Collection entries
------------------------------
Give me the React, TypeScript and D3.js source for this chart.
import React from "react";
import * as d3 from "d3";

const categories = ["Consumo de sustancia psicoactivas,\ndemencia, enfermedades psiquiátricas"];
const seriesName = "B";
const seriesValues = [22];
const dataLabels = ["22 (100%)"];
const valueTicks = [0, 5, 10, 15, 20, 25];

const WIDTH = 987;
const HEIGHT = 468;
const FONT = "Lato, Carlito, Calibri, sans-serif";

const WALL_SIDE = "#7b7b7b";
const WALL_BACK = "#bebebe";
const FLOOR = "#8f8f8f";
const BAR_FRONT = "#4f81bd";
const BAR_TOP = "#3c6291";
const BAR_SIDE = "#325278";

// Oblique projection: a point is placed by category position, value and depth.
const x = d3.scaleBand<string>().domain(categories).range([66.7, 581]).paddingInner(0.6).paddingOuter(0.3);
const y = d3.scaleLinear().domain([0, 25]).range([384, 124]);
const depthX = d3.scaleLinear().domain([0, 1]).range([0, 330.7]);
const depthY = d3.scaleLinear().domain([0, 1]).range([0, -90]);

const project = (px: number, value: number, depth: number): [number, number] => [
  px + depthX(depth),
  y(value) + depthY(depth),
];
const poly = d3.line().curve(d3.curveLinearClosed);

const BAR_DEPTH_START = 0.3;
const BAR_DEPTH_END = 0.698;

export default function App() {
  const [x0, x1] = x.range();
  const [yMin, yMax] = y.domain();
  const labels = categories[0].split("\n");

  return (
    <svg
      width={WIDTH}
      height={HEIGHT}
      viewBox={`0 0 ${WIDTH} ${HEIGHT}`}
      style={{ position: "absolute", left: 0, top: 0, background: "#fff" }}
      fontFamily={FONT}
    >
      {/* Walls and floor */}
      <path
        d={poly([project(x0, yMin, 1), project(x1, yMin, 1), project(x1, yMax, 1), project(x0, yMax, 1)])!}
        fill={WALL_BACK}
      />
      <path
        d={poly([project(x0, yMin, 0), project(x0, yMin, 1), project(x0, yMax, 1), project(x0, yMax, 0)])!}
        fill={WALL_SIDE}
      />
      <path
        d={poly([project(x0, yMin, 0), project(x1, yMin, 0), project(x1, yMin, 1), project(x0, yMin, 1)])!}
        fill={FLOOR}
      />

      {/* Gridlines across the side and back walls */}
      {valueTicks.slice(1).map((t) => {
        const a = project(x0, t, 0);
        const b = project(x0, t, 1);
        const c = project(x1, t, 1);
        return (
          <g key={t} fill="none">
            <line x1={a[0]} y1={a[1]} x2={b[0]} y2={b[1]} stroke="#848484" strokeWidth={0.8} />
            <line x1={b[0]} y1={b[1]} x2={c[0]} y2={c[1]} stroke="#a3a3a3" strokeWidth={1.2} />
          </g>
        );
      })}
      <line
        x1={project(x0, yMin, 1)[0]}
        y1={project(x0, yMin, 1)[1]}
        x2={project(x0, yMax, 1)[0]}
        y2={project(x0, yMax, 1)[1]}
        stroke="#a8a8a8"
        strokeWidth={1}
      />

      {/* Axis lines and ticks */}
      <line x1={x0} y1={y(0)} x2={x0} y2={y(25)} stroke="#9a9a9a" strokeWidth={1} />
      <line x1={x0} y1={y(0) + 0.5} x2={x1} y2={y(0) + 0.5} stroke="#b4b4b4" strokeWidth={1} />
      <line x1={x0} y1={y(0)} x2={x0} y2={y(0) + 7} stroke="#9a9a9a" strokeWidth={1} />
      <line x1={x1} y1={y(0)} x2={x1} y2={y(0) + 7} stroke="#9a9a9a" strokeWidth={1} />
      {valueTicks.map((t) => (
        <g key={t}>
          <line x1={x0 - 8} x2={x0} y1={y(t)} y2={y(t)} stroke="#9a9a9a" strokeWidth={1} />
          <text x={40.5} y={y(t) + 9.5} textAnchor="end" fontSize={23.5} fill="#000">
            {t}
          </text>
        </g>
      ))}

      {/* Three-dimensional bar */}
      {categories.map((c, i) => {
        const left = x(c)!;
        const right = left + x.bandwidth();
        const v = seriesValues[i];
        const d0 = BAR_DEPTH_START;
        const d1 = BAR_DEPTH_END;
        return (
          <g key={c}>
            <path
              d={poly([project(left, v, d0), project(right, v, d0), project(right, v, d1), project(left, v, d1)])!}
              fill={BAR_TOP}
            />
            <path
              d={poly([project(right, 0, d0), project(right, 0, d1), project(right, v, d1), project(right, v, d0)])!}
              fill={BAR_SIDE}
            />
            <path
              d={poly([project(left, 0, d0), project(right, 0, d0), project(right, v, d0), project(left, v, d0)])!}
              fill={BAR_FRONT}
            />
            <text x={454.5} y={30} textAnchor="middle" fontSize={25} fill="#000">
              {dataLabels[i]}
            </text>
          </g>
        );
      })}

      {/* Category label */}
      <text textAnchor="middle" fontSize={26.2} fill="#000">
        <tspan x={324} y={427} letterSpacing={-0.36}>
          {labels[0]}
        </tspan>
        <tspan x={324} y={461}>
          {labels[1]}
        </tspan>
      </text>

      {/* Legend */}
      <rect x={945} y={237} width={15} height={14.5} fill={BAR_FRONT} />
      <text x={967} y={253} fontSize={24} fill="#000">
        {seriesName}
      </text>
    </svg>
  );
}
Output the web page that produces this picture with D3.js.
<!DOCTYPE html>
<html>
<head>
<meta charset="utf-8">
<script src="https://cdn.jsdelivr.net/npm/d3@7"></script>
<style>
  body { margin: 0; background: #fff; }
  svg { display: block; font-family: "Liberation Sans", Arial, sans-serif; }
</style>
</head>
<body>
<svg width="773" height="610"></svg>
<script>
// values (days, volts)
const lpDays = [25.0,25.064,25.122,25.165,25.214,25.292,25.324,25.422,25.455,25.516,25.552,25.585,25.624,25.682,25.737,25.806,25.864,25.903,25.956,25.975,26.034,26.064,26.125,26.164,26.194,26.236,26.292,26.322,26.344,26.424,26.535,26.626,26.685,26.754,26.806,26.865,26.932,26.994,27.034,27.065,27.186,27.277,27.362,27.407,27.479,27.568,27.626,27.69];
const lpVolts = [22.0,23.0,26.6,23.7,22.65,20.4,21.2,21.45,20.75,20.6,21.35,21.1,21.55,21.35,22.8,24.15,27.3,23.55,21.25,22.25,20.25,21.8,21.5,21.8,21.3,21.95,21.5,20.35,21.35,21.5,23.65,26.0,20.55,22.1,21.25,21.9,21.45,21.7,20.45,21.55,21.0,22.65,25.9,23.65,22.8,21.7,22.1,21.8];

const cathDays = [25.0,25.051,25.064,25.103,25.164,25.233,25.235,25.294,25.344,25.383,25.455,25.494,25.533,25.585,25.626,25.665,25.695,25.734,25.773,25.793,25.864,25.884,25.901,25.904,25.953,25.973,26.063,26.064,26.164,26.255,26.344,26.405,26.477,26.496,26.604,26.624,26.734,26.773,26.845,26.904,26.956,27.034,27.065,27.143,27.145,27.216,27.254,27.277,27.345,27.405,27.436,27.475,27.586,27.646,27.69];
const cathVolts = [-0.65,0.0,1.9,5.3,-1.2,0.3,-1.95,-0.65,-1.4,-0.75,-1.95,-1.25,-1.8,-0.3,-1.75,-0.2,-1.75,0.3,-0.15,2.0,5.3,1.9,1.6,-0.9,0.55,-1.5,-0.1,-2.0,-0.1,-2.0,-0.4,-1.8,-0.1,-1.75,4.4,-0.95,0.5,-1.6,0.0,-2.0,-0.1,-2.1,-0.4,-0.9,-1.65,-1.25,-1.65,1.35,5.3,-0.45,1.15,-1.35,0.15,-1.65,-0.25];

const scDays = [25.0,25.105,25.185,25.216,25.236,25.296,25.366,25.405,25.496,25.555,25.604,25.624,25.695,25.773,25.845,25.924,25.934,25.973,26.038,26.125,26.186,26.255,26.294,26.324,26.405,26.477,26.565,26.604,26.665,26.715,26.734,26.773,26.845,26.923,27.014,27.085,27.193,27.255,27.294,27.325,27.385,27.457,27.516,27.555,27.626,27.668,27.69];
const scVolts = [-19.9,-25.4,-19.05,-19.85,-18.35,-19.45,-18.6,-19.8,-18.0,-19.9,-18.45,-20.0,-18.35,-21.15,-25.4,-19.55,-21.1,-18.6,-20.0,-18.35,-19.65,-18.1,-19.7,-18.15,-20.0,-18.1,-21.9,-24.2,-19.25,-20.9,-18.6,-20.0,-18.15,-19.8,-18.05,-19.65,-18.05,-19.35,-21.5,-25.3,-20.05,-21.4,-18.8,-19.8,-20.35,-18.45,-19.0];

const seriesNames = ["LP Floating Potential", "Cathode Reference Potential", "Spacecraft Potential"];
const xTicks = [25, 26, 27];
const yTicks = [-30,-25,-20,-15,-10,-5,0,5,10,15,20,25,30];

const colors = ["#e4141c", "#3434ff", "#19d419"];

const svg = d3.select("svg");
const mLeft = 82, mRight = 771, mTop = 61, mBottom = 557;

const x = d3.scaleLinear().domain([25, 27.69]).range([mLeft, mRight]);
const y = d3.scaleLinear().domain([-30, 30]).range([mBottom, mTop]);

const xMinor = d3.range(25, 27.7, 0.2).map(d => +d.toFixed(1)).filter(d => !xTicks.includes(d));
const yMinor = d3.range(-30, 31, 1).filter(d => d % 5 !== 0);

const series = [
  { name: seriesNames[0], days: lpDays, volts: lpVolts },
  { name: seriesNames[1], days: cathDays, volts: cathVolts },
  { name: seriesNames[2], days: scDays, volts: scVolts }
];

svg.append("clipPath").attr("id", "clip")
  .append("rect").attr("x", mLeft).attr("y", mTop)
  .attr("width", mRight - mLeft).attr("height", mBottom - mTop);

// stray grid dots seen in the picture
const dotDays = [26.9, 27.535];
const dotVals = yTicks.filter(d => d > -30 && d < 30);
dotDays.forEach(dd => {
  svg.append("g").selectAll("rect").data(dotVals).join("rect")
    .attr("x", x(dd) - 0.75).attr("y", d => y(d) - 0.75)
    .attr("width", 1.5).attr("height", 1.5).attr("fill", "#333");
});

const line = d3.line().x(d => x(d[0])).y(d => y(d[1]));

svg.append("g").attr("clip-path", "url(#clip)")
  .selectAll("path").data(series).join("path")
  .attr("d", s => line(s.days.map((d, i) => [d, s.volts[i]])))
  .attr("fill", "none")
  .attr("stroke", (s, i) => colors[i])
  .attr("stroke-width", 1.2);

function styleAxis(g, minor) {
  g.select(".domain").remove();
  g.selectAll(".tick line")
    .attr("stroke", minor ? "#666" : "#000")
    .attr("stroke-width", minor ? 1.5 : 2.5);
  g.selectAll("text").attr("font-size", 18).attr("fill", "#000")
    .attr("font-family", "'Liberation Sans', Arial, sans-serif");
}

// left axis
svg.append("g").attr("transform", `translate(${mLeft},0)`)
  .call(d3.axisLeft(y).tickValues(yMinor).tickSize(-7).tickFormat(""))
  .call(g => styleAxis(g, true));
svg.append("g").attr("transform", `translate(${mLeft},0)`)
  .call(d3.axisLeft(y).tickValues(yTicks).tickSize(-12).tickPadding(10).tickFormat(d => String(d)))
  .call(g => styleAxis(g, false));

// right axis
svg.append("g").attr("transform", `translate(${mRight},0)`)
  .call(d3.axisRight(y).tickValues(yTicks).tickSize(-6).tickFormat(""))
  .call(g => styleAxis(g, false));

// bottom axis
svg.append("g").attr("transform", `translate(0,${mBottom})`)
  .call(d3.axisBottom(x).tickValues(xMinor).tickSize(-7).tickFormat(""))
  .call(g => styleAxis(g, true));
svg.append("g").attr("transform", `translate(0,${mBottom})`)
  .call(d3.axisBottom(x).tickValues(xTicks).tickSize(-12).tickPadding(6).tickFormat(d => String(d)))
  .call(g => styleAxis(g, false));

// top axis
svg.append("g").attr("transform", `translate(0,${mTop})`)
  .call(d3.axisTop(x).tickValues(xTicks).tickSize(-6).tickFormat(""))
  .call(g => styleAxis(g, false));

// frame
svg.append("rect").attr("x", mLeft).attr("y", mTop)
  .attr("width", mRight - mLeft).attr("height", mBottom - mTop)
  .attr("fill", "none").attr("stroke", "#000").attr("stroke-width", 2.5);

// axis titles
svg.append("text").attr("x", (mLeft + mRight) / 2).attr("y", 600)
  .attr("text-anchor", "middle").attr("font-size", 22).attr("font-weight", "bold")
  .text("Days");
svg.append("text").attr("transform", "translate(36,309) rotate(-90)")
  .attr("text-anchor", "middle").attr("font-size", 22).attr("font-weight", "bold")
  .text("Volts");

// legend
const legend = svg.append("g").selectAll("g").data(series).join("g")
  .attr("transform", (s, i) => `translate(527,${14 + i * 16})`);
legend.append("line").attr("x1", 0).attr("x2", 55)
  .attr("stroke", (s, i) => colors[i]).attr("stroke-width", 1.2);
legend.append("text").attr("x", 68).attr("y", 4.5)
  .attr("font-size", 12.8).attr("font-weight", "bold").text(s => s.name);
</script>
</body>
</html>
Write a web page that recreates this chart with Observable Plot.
------------------------------
AIM OF THE EXERCISE ->
Return exactly the opening lines of the listing above, ending with the line that has "import * as".

RESPONSE TO THE EXERCISE ->
Give me the React, TypeScript and D3.js source for this chart.
import React from "react";
import * as d3 from "d3";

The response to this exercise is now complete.